> _Task goal_
Identify the lines that contain the string "this" and copy all of them.

> _Exercise inputs_
# # # # #
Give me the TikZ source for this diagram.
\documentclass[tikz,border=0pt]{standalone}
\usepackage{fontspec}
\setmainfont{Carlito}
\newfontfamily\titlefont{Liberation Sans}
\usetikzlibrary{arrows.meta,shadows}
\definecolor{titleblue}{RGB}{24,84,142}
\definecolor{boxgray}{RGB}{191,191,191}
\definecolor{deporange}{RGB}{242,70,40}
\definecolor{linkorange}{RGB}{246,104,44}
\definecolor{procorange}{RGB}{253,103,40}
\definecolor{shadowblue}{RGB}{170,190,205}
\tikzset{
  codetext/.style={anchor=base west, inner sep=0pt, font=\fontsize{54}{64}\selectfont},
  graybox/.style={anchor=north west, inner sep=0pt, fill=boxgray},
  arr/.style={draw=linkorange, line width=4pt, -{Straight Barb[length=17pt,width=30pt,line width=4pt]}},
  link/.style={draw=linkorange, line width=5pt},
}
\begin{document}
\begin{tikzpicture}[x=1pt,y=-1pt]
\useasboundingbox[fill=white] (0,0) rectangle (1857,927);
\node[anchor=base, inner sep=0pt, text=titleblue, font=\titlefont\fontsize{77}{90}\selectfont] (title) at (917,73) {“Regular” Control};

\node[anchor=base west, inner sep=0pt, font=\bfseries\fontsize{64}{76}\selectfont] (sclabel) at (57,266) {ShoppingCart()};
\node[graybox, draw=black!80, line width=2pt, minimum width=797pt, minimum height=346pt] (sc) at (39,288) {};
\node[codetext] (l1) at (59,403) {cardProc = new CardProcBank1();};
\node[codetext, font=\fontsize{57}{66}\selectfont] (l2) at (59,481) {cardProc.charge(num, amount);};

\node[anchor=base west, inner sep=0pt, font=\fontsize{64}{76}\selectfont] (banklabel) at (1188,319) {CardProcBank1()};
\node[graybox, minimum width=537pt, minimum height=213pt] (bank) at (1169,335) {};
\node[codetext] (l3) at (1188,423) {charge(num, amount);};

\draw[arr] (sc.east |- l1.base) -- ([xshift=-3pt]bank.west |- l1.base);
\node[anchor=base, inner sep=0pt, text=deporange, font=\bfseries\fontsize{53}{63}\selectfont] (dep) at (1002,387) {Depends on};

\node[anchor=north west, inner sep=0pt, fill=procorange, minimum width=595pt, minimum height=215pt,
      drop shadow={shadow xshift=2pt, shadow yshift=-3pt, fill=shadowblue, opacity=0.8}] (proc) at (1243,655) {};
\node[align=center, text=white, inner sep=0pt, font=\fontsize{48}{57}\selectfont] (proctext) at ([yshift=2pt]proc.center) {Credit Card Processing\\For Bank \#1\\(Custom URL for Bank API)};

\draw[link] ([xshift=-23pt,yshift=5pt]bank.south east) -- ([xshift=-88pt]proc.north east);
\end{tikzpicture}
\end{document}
# # # # #
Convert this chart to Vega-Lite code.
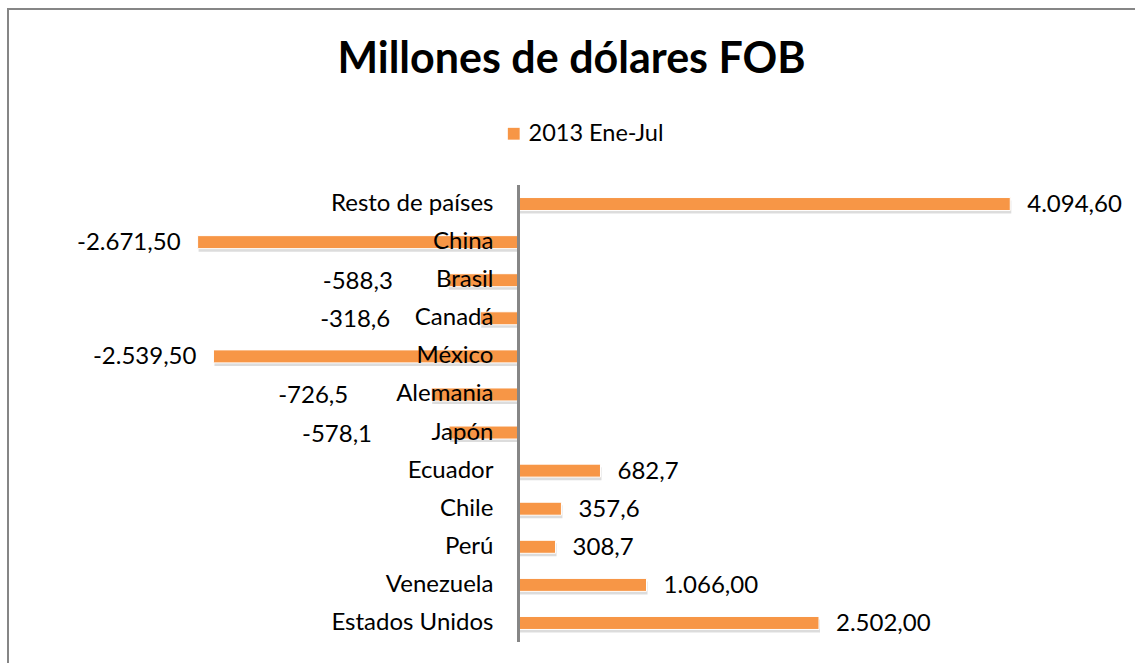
# # # # #
> _Exercise output_
Give me the TikZ source for this diagram.
Convert this chart to Vega-Lite code.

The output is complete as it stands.